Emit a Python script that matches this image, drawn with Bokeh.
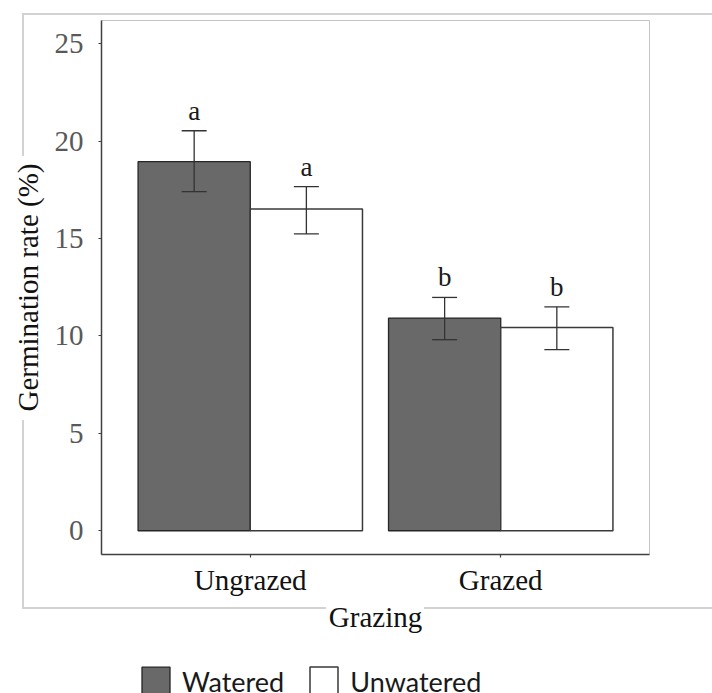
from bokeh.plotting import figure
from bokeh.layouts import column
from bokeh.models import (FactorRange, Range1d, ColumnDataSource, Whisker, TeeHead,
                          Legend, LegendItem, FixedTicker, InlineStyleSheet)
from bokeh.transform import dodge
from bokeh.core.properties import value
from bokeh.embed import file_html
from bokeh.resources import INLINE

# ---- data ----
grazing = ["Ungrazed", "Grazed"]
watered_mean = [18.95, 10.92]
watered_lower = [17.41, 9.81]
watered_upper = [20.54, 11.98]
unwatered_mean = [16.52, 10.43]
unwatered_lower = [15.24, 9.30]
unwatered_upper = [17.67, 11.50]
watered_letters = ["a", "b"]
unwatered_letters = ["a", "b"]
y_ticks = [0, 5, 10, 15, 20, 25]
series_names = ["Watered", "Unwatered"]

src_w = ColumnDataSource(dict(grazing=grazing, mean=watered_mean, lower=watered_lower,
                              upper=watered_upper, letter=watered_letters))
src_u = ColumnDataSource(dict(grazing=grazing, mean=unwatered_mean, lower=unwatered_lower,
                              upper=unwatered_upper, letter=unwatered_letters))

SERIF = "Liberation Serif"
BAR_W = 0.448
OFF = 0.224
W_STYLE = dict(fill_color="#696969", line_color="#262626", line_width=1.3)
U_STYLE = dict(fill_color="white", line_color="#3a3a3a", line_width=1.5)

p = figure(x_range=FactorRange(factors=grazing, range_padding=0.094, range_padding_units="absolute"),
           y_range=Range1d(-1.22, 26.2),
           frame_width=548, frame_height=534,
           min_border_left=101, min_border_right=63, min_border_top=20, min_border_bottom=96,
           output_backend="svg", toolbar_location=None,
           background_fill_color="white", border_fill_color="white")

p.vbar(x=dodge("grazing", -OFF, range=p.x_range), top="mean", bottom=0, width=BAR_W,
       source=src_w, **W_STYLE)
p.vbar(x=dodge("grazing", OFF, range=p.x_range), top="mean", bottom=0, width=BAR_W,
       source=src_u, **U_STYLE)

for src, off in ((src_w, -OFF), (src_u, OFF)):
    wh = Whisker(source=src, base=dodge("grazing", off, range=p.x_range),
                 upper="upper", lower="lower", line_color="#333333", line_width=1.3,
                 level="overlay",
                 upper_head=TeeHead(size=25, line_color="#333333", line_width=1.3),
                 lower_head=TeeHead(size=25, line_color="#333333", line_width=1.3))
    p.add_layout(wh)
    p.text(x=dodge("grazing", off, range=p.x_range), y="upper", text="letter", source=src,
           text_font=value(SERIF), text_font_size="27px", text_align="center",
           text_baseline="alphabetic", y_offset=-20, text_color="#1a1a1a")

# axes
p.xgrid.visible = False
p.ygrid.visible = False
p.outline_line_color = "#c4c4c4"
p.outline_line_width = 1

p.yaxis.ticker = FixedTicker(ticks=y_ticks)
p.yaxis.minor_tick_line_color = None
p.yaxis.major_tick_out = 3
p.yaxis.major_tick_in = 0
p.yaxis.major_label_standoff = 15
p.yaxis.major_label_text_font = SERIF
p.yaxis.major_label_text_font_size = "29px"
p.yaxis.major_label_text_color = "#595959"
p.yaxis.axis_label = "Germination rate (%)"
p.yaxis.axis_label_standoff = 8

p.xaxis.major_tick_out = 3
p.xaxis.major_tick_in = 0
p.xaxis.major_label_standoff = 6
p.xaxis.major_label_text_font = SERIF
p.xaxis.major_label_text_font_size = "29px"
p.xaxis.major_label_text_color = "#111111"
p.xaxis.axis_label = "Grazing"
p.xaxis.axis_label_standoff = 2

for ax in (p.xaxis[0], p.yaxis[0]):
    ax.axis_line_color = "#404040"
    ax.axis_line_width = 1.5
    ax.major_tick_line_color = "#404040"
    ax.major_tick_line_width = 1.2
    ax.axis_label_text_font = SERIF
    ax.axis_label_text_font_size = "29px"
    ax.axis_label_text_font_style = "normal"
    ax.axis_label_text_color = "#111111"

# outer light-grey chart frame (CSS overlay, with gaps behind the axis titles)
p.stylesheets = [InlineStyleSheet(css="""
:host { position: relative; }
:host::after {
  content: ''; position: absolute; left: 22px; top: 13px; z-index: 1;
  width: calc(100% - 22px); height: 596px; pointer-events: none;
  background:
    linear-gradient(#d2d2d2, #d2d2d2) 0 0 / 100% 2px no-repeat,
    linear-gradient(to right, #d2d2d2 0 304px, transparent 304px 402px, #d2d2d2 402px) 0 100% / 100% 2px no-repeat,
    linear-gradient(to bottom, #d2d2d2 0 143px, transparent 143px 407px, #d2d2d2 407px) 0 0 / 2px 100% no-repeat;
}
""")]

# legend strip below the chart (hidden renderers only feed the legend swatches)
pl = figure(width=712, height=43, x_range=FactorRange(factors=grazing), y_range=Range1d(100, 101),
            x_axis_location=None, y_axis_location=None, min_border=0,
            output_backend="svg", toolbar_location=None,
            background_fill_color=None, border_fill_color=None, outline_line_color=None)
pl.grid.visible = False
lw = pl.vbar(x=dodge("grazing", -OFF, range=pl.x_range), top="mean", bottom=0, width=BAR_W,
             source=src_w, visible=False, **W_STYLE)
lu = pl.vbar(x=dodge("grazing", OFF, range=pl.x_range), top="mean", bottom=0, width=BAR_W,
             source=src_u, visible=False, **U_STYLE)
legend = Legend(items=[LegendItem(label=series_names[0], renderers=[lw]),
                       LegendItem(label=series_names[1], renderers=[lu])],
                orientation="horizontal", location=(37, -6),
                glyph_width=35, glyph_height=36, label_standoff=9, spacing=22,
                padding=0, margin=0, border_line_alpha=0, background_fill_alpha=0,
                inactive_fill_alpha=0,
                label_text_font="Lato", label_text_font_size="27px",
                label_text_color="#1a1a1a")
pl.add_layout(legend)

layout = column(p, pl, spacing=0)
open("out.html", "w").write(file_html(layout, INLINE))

########

## Task details
Restate the data above exactly, stripping out each image.

## Answer for this exercise
Emit a Python script that matches this image, drawn with Bokeh.
from bokeh.plotting import figure
from bokeh.layouts import column
from bokeh.models import (FactorRange, Range1d, ColumnDataSource, Whisker, TeeHead,
                          Legend, LegendItem, FixedTicker, InlineStyleSheet)
from bokeh.transform import dodge
from bokeh.core.properties import value
from bokeh.embed import file_html
from bokeh.resources import INLINE

# ---- data ----
grazing = ["Ungrazed", "Grazed"]
watered_mean = [18.95, 10.92]
watered_lower = [17.41, 9.81]
watered_upper = [20.54, 11.98]
unwatered_mean = [16.52, 10.43]
unwatered_lower = [15.24, 9.30]
unwatered_upper = [17.67, 11.50]
watered_letters = ["a", "b"]
unwatered_letters = ["a", "b"]
y_ticks = [0, 5, 10, 15, 20, 25]
series_names = ["Watered", "Unwatered"]

src_w = ColumnDataSource(dict(grazing=grazing, mean=watered_mean, lower=watered_lower,
                              upper=watered_upper, letter=watered_letters))
src_u = ColumnDataSource(dict(grazing=grazing, mean=unwatered_mean, lower=unwatered_lower,
                              upper=unwatered_upper, letter=unwatered_letters))

SERIF = "Liberation Serif"
BAR_W = 0.448
OFF = 0.224
W_STYLE = dict(fill_color="#696969", line_color="#262626", line_width=1.3)
U_STYLE = dict(fill_color="white", line_color="#3a3a3a", line_width=1.5)

p = figure(x_range=FactorRange(factors=grazing, range_padding=0.094, range_padding_units="absolute"),
           y_range=Range1d(-1.22, 26.2),
           frame_width=548, frame_height=534,
           min_border_left=101, min_border_right=63, min_border_top=20, min_border_bottom=96,
           output_backend="svg", toolbar_location=None,
           background_fill_color="white", border_fill_color="white")

p.vbar(x=dodge("grazing", -OFF, range=p.x_range), top="mean", bottom=0, width=BAR_W,
       source=src_w, **W_STYLE)
p.vbar(x=dodge("grazing", OFF, range=p.x_range), top="mean", bottom=0, width=BAR_W,
       source=src_u, **U_STYLE)

for src, off in ((src_w, -OFF), (src_u, OFF)):
    wh = Whisker(source=src, base=dodge("grazing", off, range=p.x_range),
                 upper="upper", lower="lower", line_color="#333333", line_width=1.3,
                 level="overlay",
                 upper_head=TeeHead(size=25, line_color="#333333", line_width=1.3),
                 lower_head=TeeHead(size=25, line_color="#333333", line_width=1.3))
    p.add_layout(wh)
    p.text(x=dodge("grazing", off, range=p.x_range), y="upper", text="letter", source=src,
           text_font=value(SERIF), text_font_size="27px", text_align="center",
           text_baseline="alphabetic", y_offset=-20, text_color="#1a1a1a")

# axes
p.xgrid.visible = False
p.ygrid.visible = False
p.outline_line_color = "#c4c4c4"
p.outline_line_width = 1

p.yaxis.ticker = FixedTicker(ticks=y_ticks)
p.yaxis.minor_tick_line_color = None
p.yaxis.major_tick_out = 3
p.yaxis.major_tick_in = 0
p.yaxis.major_label_standoff = 15
p.yaxis.major_label_text_font = SERIF
p.yaxis.major_label_text_font_size = "29px"
p.yaxis.major_label_text_color = "#595959"
p.yaxis.axis_label = "Germination rate (%)"
p.yaxis.axis_label_standoff = 8

p.xaxis.major_tick_out = 3
p.xaxis.major_tick_in = 0
p.xaxis.major_label_standoff = 6
p.xaxis.major_label_text_font = SERIF
p.xaxis.major_label_text_font_size = "29px"
p.xaxis.major_label_text_color = "#111111"
p.xaxis.axis_label = "Grazing"
p.xaxis.axis_label_standoff = 2

for ax in (p.xaxis[0], p.yaxis[0]):
    ax.axis_line_color = "#404040"
    ax.axis_line_width = 1.5
    ax.major_tick_line_color = "#404040"
    ax.major_tick_line_width = 1.2
    ax.axis_label_text_font = SERIF
    ax.axis_label_text_font_size = "29px"
    ax.axis_label_text_font_style = "normal"
    ax.axis_label_text_color = "#111111"

# outer light-grey chart frame (CSS overlay, with gaps behind the axis titles)
p.stylesheets = [InlineStyleSheet(css="""
:host { position: relative; }
:host::after {
  content: ''; position: absolute; left: 22px; top: 13px; z-index: 1;
  width: calc(100% - 22px); height: 596px; pointer-events: none;
  background:
    linear-gradient(#d2d2d2, #d2d2d2) 0 0 / 100% 2px no-repeat,
    linear-gradient(to right, #d2d2d2 0 304px, transparent 304px 402px, #d2d2d2 402px) 0 100% / 100% 2px no-repeat,
    linear-gradient(to bottom, #d2d2d2 0 143px, transparent 143px 407px, #d2d2d2 407px) 0 0 / 2px 100% no-repeat;
}
""")]

# legend strip below the chart (hidden renderers only feed the legend swatches)
pl = figure(width=712, height=43, x_range=FactorRange(factors=grazing), y_range=Range1d(100, 101),
            x_axis_location=None, y_axis_location=None, min_border=0,
            output_backend="svg", toolbar_location=None,
            background_fill_color=None, border_fill_color=None, outline_line_color=None)
pl.grid.visible = False
lw = pl.vbar(x=dodge("grazing", -OFF, range=pl.x_range), top="mean", bottom=0, width=BAR_W,
             source=src_w, visible=False, **W_STYLE)
lu = pl.vbar(x=dodge("grazing", OFF, range=pl.x_range), top="mean", bottom=0, width=BAR_W,
             source=src_u, visible=False, **U_STYLE)
legend = Legend(items=[LegendItem(label=series_names[0], renderers=[lw]),
                       LegendItem(label=series_names[1], renderers=[lu])],
                orientation="horizontal", location=(37, -6),
                glyph_width=35, glyph_height=36, label_standoff=9, spacing=22,
                padding=0, margin=0, border_line_alpha=0, background_fill_alpha=0,
                inactive_fill_alpha=0,
                label_text_font="Lato", label_text_font_size="27px",
                label_text_color="#1a1a1a")
pl.add_layout(legend)

layout = column(p, pl, spacing=0)
open("out.html", "w").write(file_html(layout, INLINE))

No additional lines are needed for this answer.